Step 3: Check RERA Registration

  1. Verify the project’s RERA number at Delhi RERA or UP RERA portals.

  2. Ensure approvals like:

    1. Saleable area

    2. Project timeline

    3. Builder disclosures

  3. RERA protection: Enables compensation for delay and penalty enforcement.

Step 4: Validate Zoning and Land Use Permissions

  1. Master Plan Delhi 2041: Check if land use matches your intended purpose.

  2. For Noida/Ghaziabad, check with DTCP or GNIDA records.

  3. Avoid properties in unauthorized colonies or agricultural zones.

Step 5: Confirm Building Plan Approvals and Occupancy

  1. Verify:

    1. Building Plan Approval

    2. Intimation of Disapproval (IOD)

    3. Commencement Certificate (CC)

    4. Occupancy Certificate (OC)

  2. Ensure actual construction matches approved plans.

Step 6: Check for Tax and Utility Dues

  1. Obtain:

    1. Property tax receipts (past 3–5 years)

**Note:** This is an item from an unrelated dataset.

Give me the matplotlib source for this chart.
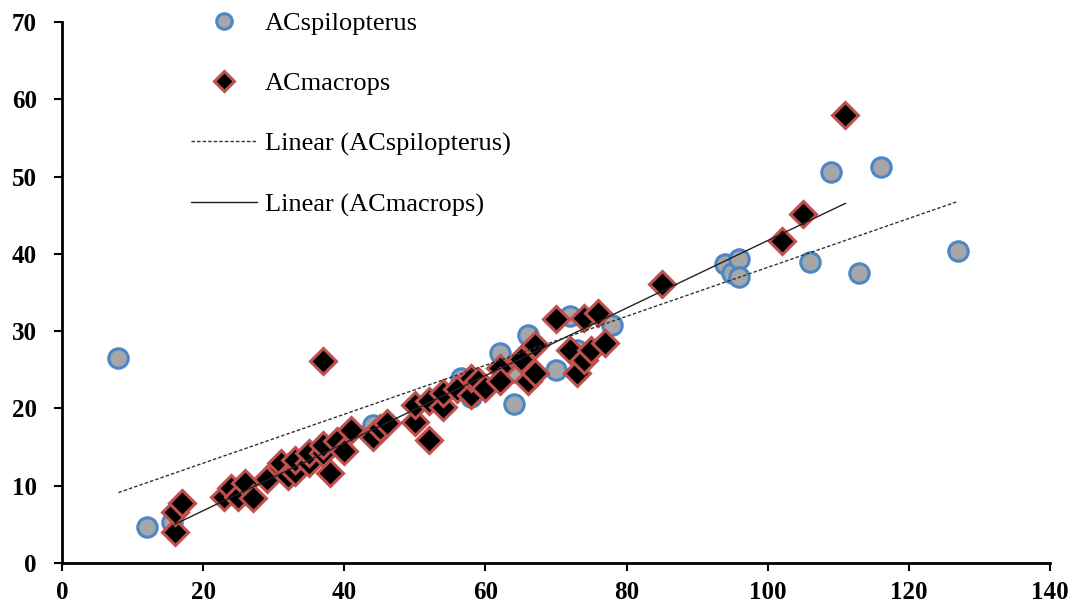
import numpy as np
import matplotlib
matplotlib.use("Agg")
import matplotlib.pyplot as plt

# ACspilopterus (grey circles); (15.6, 5.3) sits hidden under the diamonds
spil_x = [8, 12, 15.6, 44, 56.5, 58, 62, 64, 64, 66, 70, 72, 73, 78,
          94, 95, 96, 96, 106, 109, 113, 116, 127]
spil_y = [26.5, 4.6, 5.3, 17.8, 24.0, 21.5, 27.2, 24.7, 20.6, 29.5, 25.0, 32.0, 27.5, 30.8,
          38.7, 37.5, 39.3, 37.0, 39.0, 50.6, 37.5, 51.2, 40.4]

# ACmacrops (black diamonds)
mac_x = [16, 16, 17, 23, 24, 25, 26, 27, 29, 31, 31, 32, 33, 33, 35, 35, 37, 37,
         38, 39, 40, 41, 37, 44, 45, 46, 50, 50, 52, 52, 54, 54, 56, 58, 58, 59,
         60, 62, 62, 65, 66, 67, 67, 70, 72, 73, 74, 74, 75, 76, 77, 85, 102, 105, 111]
mac_y = [4.0, 6.6, 7.8, 8.6, 9.7, 8.5, 10.3, 8.4, 10.9, 12.3, 13.0, 11.2, 11.8, 13.3,
         13.0, 14.2, 14.2, 15.3, 11.6, 15.8, 14.5, 17.2, 26.1, 16.3, 17.5, 18.1, 18.3,
         20.4, 21.0, 15.9, 20.2, 22.0, 22.5, 21.7, 24.0, 23.6, 22.6, 25.2, 23.6, 26.4,
         23.6, 24.6, 28.2, 31.6, 27.6, 24.6, 31.7, 26.3, 27.6, 32.3, 28.5, 36.1, 41.7,
         45.1, 57.9]

x_ticks = [0, 20, 40, 60, 80, 100, 120, 140]
y_ticks = [0, 10, 20, 30, 40, 50, 60, 70]

plt.rcParams["font.family"] = ["Liberation Serif", "DejaVu Serif"]

fig = plt.figure(figsize=(10.8, 6.1), dpi=100)
ax = fig.add_axes([0.0574, 0.077, 0.9148, 0.887])

ax.plot(spil_x, spil_y, "o", ms=14, mfc="#A6A6A6", mec="#4A86C8", mew=2.2,
        linestyle="none", label="ACspilopterus", zorder=3)
ax.plot(mac_x, mac_y, "D", ms=13, mfc="black", mec="#C0504D", mew=2.2,
        linestyle="none", label="ACmacrops", zorder=4)


def trend(xs, ys):
    k, b = np.polyfit(xs, ys, 1)
    xx = np.array([min(xs), max(xs)])
    return xx, k * xx + b


tx, ty = trend(spil_x, spil_y)
ax.plot(tx, ty, linestyle=(0, (2.5, 1.5)), color="#333333", lw=1.0,
        label="Linear (ACspilopterus)", zorder=5)
tx, ty = trend(mac_x, mac_y)
ax.plot(tx, ty, "-", color="#222222", lw=1.0,
        label="Linear (ACmacrops)", zorder=5)

ax.set_xlim(0, 140)
ax.set_ylim(0, 70)
ax.set_xticks(x_ticks)
ax.set_yticks(y_ticks)
for s in ["top", "right"]:
    ax.spines[s].set_visible(False)
for s in ["left", "bottom"]:
    ax.spines[s].set_linewidth(2)
ax.tick_params(direction="out", length=6, width=1.5, labelsize=18)
ax.tick_params(axis="x", pad=7)
ax.tick_params(axis="y", pad=12)
for lab in ax.get_xticklabels() + ax.get_yticklabels():
    lab.set_fontweight("bold")

leg = ax.legend(loc="upper left", bbox_to_anchor=(0.1195, 1.039), frameon=False,
                fontsize=19, labelspacing=1.40, handlelength=2.5, handletextpad=0.3,
                borderaxespad=0, markerscale=0.8)

fig.savefig("out.png", dpi=100)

    2. Water/electricity bills

    3. NOCs from housing societies or authorities.

  2. Verify no pending dues exist.

Step 7: Review the Agreement to Sell & Sale Deed

  1. Critical Clauses to Check:

    1. Payment terms

    2. Delivery timelines

    3. Refund and penalty clauses

    4. Builder’s indemnity

  2. Get the draft vetted by a property lawyer to avoid loopholes.

Step 8: Registration at Sub-Registrar Office

  1. Delhi Stamp Duty Rates (2025):

    1. Men: 6%, Women: 4%, Joint ownership: 5%.

    2. Registration Fee: ~1% of property value.

  2. Use online portals like DORIS (Delhi) or UP e-Registry Portal to book appointments.

  3. Sign before two witnesses and collect the registered deed.

Legal Risks Unique to Delhi NCR Buyers

1. Registry Fraud

Fraudsters may sell the same property multiple times using fake documents.
Solution: Conduct a registry search, verify title, and match seller details with municipal records.

2. GPA Misuse in NRI Transactions

Fake or expired POAs are a common problem in NRI property sales.
Solution: Ensure POAs are properly notarized, apostilled, and registered.

3. Builder Defaults Despite RERA

Even RERA-registered projects face delays or abandonment.
Solution: File a complaint under RERA, approach consumer forums, or initiate NCLT proceedings.

4. Unapproved Colonies

Properties built in unauthorized colonies are at risk of demolition or denial of registration.
Solution: Check zoning compliance and land use approvals.

Special Checklist for NRI Buyers in Delhi NCR

  1. Power of Attorney (POA): Notarized, apostilled, and registered in India.

  2. FEMA Compliance: For fund transfers and RBI norms.

  3. Repatriation and TDS: Ensure proper documentation for future resale.

  4. Hire a lawyer specializing in NRI property transactions.

Resale vs. Under-Construction: Legal Differences

 

Feature Resale Property Under-Construction
Key Documents Title Deed, EC, Possession Cert. RERA Certificate, IOD, CC, OC
Main Risk Hidden dues, litigation Builder delays, financial risks
Legal Strategy Title audit, encumbrance checks RERA compliance, escrow review

 

Role of a Property Lawyer in Delhi NCR

Conducting Due Diligence

A property lawyer verifies ownership, EC, zoning, and RERA compliance to uncover hidden issues.

Drafting and Reviewing Agreements

Ensures your Agreement to Sell and Sale Deed have protective clauses.

Managing Stamp Duty and Registration

Calculates charges and oversees registration without errors.

Assisting with Mutation

Helps update land records in municipal offices (DDA, GNIDA, DTCP).

Handling Disputes

Represents you in RERA, consumer forums, or courts in case of builder defaults or fraud.

Impact of Draft Registration Bill 2025

The new bill proposes:

  1. Digital property registration across India.

  2. Mandatory registration of agreements, GPA, mortgages.

  3. Aadhaar/PAN-based e-verification.

This will improve transparency but also require stricter compliance from buyers.

Conclusion: Safeguard Your Investment

Buying property in Delhi NCR in 2025 can be a rewarding experience if done carefully. From verifying titles and tax dues to ensuring RERA compliance and proper registration, every step counts.

Engage a trusted property lawyer to guide you through the legal maze and secure your investment.